◆ **GIVEN DATA**
================
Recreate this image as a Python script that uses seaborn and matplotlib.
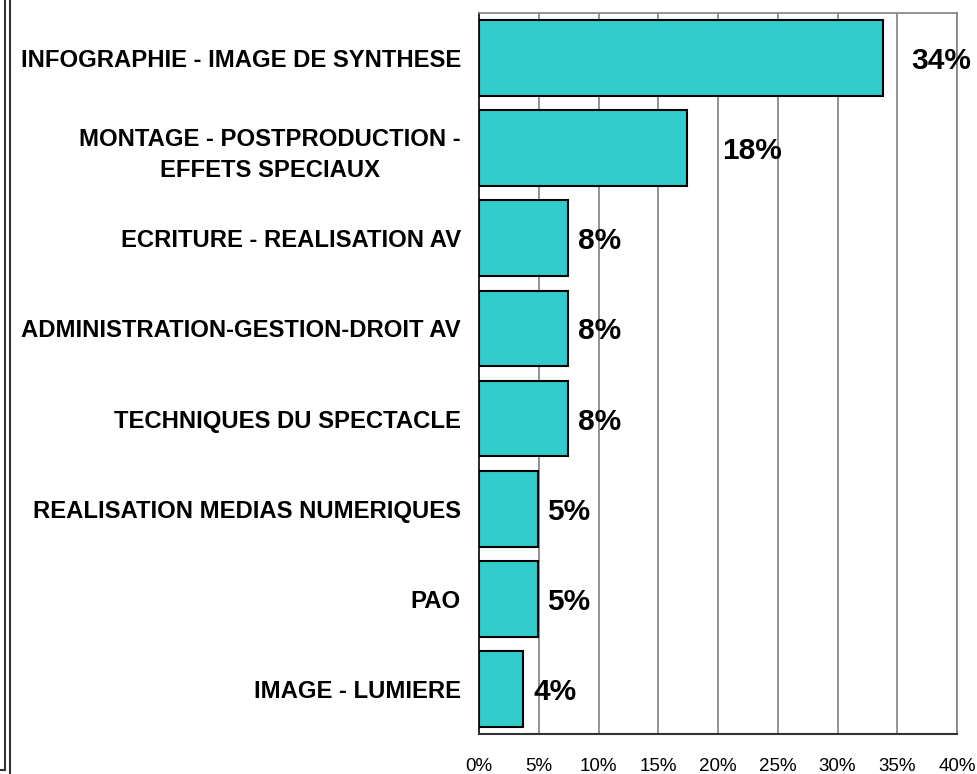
import numpy as np
import pandas as pd
import matplotlib
matplotlib.use("Agg")
import matplotlib.pyplot as plt
from matplotlib.lines import Line2D
import seaborn as sns

categories = [
    "INFOGRAPHIE - IMAGE DE SYNTHESE",
    "MONTAGE - POSTPRODUCTION -\nEFFETS SPECIAUX",
    "ECRITURE - REALISATION AV",
    "ADMINISTRATION-GESTION-DROIT AV",
    "TECHNIQUES DU SPECTACLE",
    "REALISATION MEDIAS NUMERIQUES",
    "PAO",
    "IMAGE - LUMIERE",
]
values = [33.8, 17.4, 7.45, 7.45, 7.45, 4.9, 4.9, 3.7]
value_labels = ["34%", "18%", "8%", "8%", "8%", "5%", "5%", "4%"]
xticks = [0, 5, 10, 15, 20, 25, 30, 35, 40]
xtick_labels = ["0%", "5%", "10%", "15%", "20%", "25%", "30%", "35%", "40%"]

label_dx = [28, 35, 10, 10, 10, 10, 10, 10]

sns.set_style("white")
plt.rcParams["font.family"] = ["Liberation Sans", "DejaVu Sans"]
plt.rcParams["text.color"] = "black"
plt.rcParams["xtick.color"] = "black"
plt.rcParams["ytick.color"] = "black"
plt.rcParams["axes.labelcolor"] = "black"

df = pd.DataFrame({"cat": categories, "val": values})

fig = plt.figure(figsize=(9.78, 7.74), dpi=100)
ax = fig.add_axes([479 / 978, 1 - 734 / 774, (957 - 479) / 978, (734 - 13) / 774])

sns.barplot(data=df, y="cat", x="val", orient="h", color="#33CCCC",
            saturation=1, width=0.84, edgecolor="black", linewidth=1.5,
            ax=ax, zorder=3)

ax.set_xlim(0, 40)
ax.set_ylim(7.5, -0.5)
ax.set_xticks(xticks)
ax.set_xticklabels(xtick_labels, fontsize=13.5, color="black")
ax.set_xlabel("")
ax.set_ylabel("")
ax.set_yticks(range(len(categories)))
ax.set_yticklabels(categories, fontsize=17.2, fontweight="bold",
                   multialignment="center", linespacing=1.45, color="black")
ax.set_yticks(np.arange(-0.5, len(categories), 1), minor=True)
ax.tick_params(axis="y", which="major", length=0, pad=13)
ax.tick_params(axis="y", which="minor", length=6, direction="out", width=1, color="black")
ax.tick_params(axis="x", which="major", length=5, direction="out", width=1, color="#444444", pad=12)

for x in xticks[1:]:
    ax.axvline(x, color="#808080", linewidth=1.2, zorder=1)

for s in ["top", "right"]:
    ax.spines[s].set_color("#808080")
    ax.spines[s].set_linewidth(1.2)
ax.spines["left"].set_color("black")
ax.spines["left"].set_linewidth(1.2)
ax.spines["bottom"].set_color("#333333")
ax.spines["bottom"].set_linewidth(1.5)
ax.spines["bottom"].set_zorder(4)

for i, (v, lab) in enumerate(zip(values, value_labels)):
    ax.annotate(lab, xy=(v, i), xytext=(label_dx[i], -3), textcoords="offset pixels",
                ha="left", va="center", fontsize=21.5, fontweight="bold",
                color="black", annotation_clip=False, zorder=5)

# double border at left edge
fig.add_artist(Line2D([4.5 / 978, 4.5 / 978], [1, 4 / 774], color="#333333", linewidth=1.5))
fig.add_artist(Line2D([0, 4.5 / 978], [4 / 774, 4 / 774], color="#333333", linewidth=1.5))
fig.add_artist(Line2D([9.5 / 978, 9.5 / 978], [0, 1], color="#333333", linewidth=1.5))

fig.savefig("out.png", dpi=100)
================
Repeat only the lines between the start of the data and the line with "import seaborn as sns", including those two lines, and skip the pictures.

◆ **SOLUTION TO THIS PROBLEM**
Recreate this image as a Python script that uses seaborn and matplotlib.
import numpy as np
import pandas as pd
import matplotlib
matplotlib.use("Agg")
import matplotlib.pyplot as plt
from matplotlib.lines import Line2D
import seaborn as sns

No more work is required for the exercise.